Worried about terrorists hijacking aircraft? Arm the pilots. Want to cut the number of shootings on college campuses? Arm students and faculty. If Wyatt Earp came back from the dead, he might think that all of America is becoming Dodge City.
It's guns, always guns, and never a thought to blaming gun culture. The latest example of perverse gun logic focuses on national parks.
Encouraged by the National Rifle Association, the puppet-master of Congress, 50 senators urged the Interior Department to reconsider rules restricting loaded guns in national parks. Not surprisingly, the department said last week that it has agreed to look at a ban that's been in place for a quarter-century on lands administered by the National Park Service and the Fish and Wildlife Service.

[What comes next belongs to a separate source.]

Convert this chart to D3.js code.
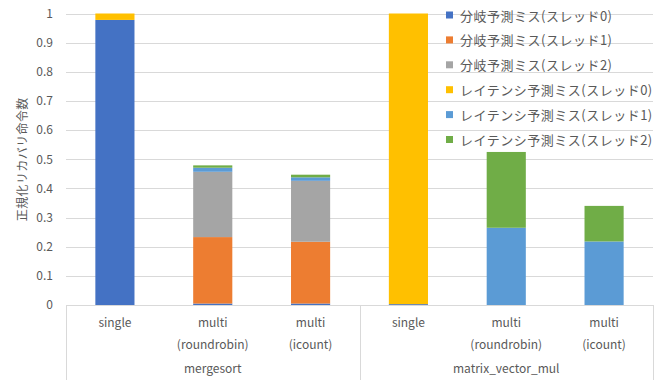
<!DOCTYPE html>
<html>
<head>
<meta charset="utf-8">
<script src="https://cdn.jsdelivr.net/npm/d3@7/dist/d3.min.js"></script>
<style>
  html, body { margin: 0; padding: 0; background: #fff; }
  svg { display: block; }
  text { font-family: "Noto Sans CJK JP", "Noto Sans", sans-serif; fill: #595959; }
</style>
</head>
<body>
<svg id="chart" width="662" height="380"></svg>
<script>
// Workloads and their configurations (two-level category axis)
const groups = ["mergesort", "matrix_vector_mul"];
const configs = ["single", "multi\n(roundrobin)", "multi\n(icount)"];

// Stacked series, in drawing order from the baseline up
const seriesNames = [
  "分岐予測ミス(スレッド0)",
  "分岐予測ミス(スレッド1)",
  "分岐予測ミス(スレッド2)",
  "レイテンシ予測ミス(スレッド0)",
  "レイテンシ予測ミス(スレッド1)",
  "レイテンシ予測ミス(スレッド2)"
];
const seriesColors = ["#4472C4", "#ED7D31", "#A5A5A5", "#FFC000", "#5B9BD5", "#70AD47"];

// One array per series; six entries: mergesort x3, matrix_vector_mul x3
const branch0  = [0.978, 0.005, 0.005, 0.003, 0.000, 0.000];
const branch1  = [0.000, 0.228, 0.212, 0.000, 0.000, 0.000];
const branch2  = [0.000, 0.224, 0.209, 0.000, 0.000, 0.000];
const latency0 = [0.022, 0.000, 0.000, 0.997, 0.000, 0.000];
const latency1 = [0.000, 0.014, 0.012, 0.000, 0.265, 0.218];
const latency2 = [0.000, 0.008, 0.009, 0.000, 0.260, 0.122];

const yTicks = [0, 0.1, 0.2, 0.3, 0.4, 0.5, 0.6, 0.7, 0.8, 0.9, 1];
const yTitle = "正規化リカバリ命令数";

const seriesValues = [branch0, branch1, branch2, latency0, latency1, latency2];

// Flatten into rows for d3.stack
const rows = [];
groups.forEach((g, gi) => {
  configs.forEach((c, ci) => {
    const i = gi * configs.length + ci;
    const row = { key: g + "|" + c, group: g, config: c };
    seriesNames.forEach((s, si) => { row[s] = seriesValues[si][i]; });
    rows.push(row);
  });
});

const svg = d3.select("#chart");
const plot = { left: 66, right: 653, top: 13.5, bottom: 305 };

const x = d3.scaleBand()
  .domain(rows.map(d => d.key))
  .range([plot.left, plot.right])
  .paddingInner(0.6)
  .paddingOuter(0.3);

const y = d3.scaleLinear().domain([0, 1]).range([plot.bottom, plot.top]);

// Gridlines
svg.append("g")
  .selectAll("line")
  .data(yTicks)
  .join("line")
  .attr("x1", plot.left).attr("x2", plot.right)
  .attr("y1", d => Math.round(y(d)) + 0.5).attr("y2", d => Math.round(y(d)) + 0.5)
  .attr("stroke", "#d9d9d9").attr("stroke-width", 1);

// Y axis labels
const yAxis = d3.axisLeft(y).tickValues(yTicks).tickSize(0).tickPadding(0)
  .tickFormat(d => d3.format("~g")(d));
const yg = svg.append("g").attr("transform", `translate(${plot.left - 13},0)`).call(yAxis);
yg.select(".domain").remove();
yg.selectAll("text")
  .attr("font-size", 12)
  .attr("font-family", "'Noto Sans CJK JP', sans-serif")
  .attr("fill", "#595959");

// Y axis title
svg.append("text")
  .attr("transform", `translate(21,${(plot.top + plot.bottom) / 2}) rotate(-90)`)
  .attr("text-anchor", "middle")
  .attr("dominant-baseline", "central")
  .attr("font-size", 12)
  .attr("letter-spacing", 0.4)
  .text(yTitle);

// Stacked bars
const stack = d3.stack().keys(seriesNames);
const stacked = stack(rows);

svg.append("g")
  .selectAll("g")
  .data(stacked)
  .join("g")
  .attr("fill", (d, i) => seriesColors[i])
  .selectAll("rect")
  .data(d => d)
  .join("rect")
  .attr("x", d => x(d.data.key))
  .attr("width", x.bandwidth())
  .attr("y", d => y(d[1]))
  .attr("height", d => Math.max(0, y(d[0]) - y(d[1])));

// Category axis frame
const axisG = svg.append("g");
axisG.append("line")
  .attr("x1", plot.left).attr("x2", plot.right)
  .attr("y1", plot.bottom + 0.5).attr("y2", plot.bottom + 0.5)
  .attr("stroke", "#d9d9d9");
const groupEdges = [0, configs.length, rows.length].map(i =>
  i < rows.length ? x(rows[i].key) - x.step() * x.paddingInner() / 2 - (i === 0 ? x.step() * (x.paddingOuter() - x.paddingInner() / 2) : 0)
                  : plot.right);
axisG.selectAll("line.sep")
  .data(groupEdges)
  .join("line")
  .attr("class", "sep")
  .attr("x1", d => Math.round(d) + 0.5).attr("x2", d => Math.round(d) + 0.5)
  .attr("y1", plot.bottom).attr("y2", 380)
  .attr("stroke", "#d9d9d9");

// Configuration labels (may span two lines)
const catLabels = axisG.selectAll("text.cat")
  .data(rows)
  .join("text")
  .attr("class", "cat")
  .attr("text-anchor", "middle")
  .attr("font-size", 12)
  .attr("transform", d => `translate(${x(d.key) + x.bandwidth() / 2},327)`);
catLabels.selectAll("tspan")
  .data(d => d.config.split("\n"))
  .join("tspan")
  .attr("x", 0)
  .attr("y", (d, i) => i * 22)
  .text(d => d);

// Group labels
axisG.selectAll("text.grp")
  .data(groups)
  .join("text")
  .attr("class", "grp")
  .attr("text-anchor", "middle")
  .attr("font-size", 12)
  .attr("x", (g, gi) => (groupEdges[gi] + groupEdges[gi + 1]) / 2)
  .attr("y", 373)
  .text(d => d);

// Legend
const legend = svg.append("g").attr("transform", "translate(446,15)");
const li = legend.selectAll("g")
  .data(seriesNames)
  .join("g")
  .attr("transform", (d, i) => `translate(0,${i * 24.9})`);
li.append("rect")
  .attr("x", 0).attr("y", -3.5)
  .attr("width", 7).attr("height", 7)
  .attr("fill", (d, i) => seriesColors[i]);
li.append("text")
  .attr("x", 14)
  .attr("y", 0)
  .attr("dominant-baseline", "central")
  .attr("font-size", 13)
  .attr("letter-spacing", 0.5)
  .text(d => d);
</script>
</body>
</html>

The next step will be drawing up rules by April 30 for public comment. Given the biases of the Bush administration, and the desires of half the Senate, it doesn't take much imagination to imagine what form these rules might take: More loaded guns in more hands in what are now some of America's most peaceful places.
This would be a solution to no discernible problem. One reason advanced for the change is to make the regulations in national parks better conform to the law on other federal property and on state public lands, but that wouldn't rally 50 senators.
No, this is really about taking Second Amendment idolatry to irrational extremes. National parks have not been in the news as places where mad gunmen have caused carnage, but that didn't stop Chris W. Cox, the NRA's chief lobbyist, from saying, "Law-abiding citizens should not be prohibited from protecting themselves and their families. ..."
Current restrictions apply only to loaded guns; parks visitors can bring firearms if they are unloaded and kept in a place not easily accessible such as a car trunk, which is a fair compromise. To give free reign to loaded guns threatens to complicate and endanger the lives of park rangers. Opposition to this folly comes from their ranks and also retired rangers and conservation groups.
It also should give pause to the American people. It seems the firearms god will not be appeased until its culture and values have been extended to every last refuge. When that happens, we won't be more safe, but less -- because, despite what they say, guns do kill people, plenty of people.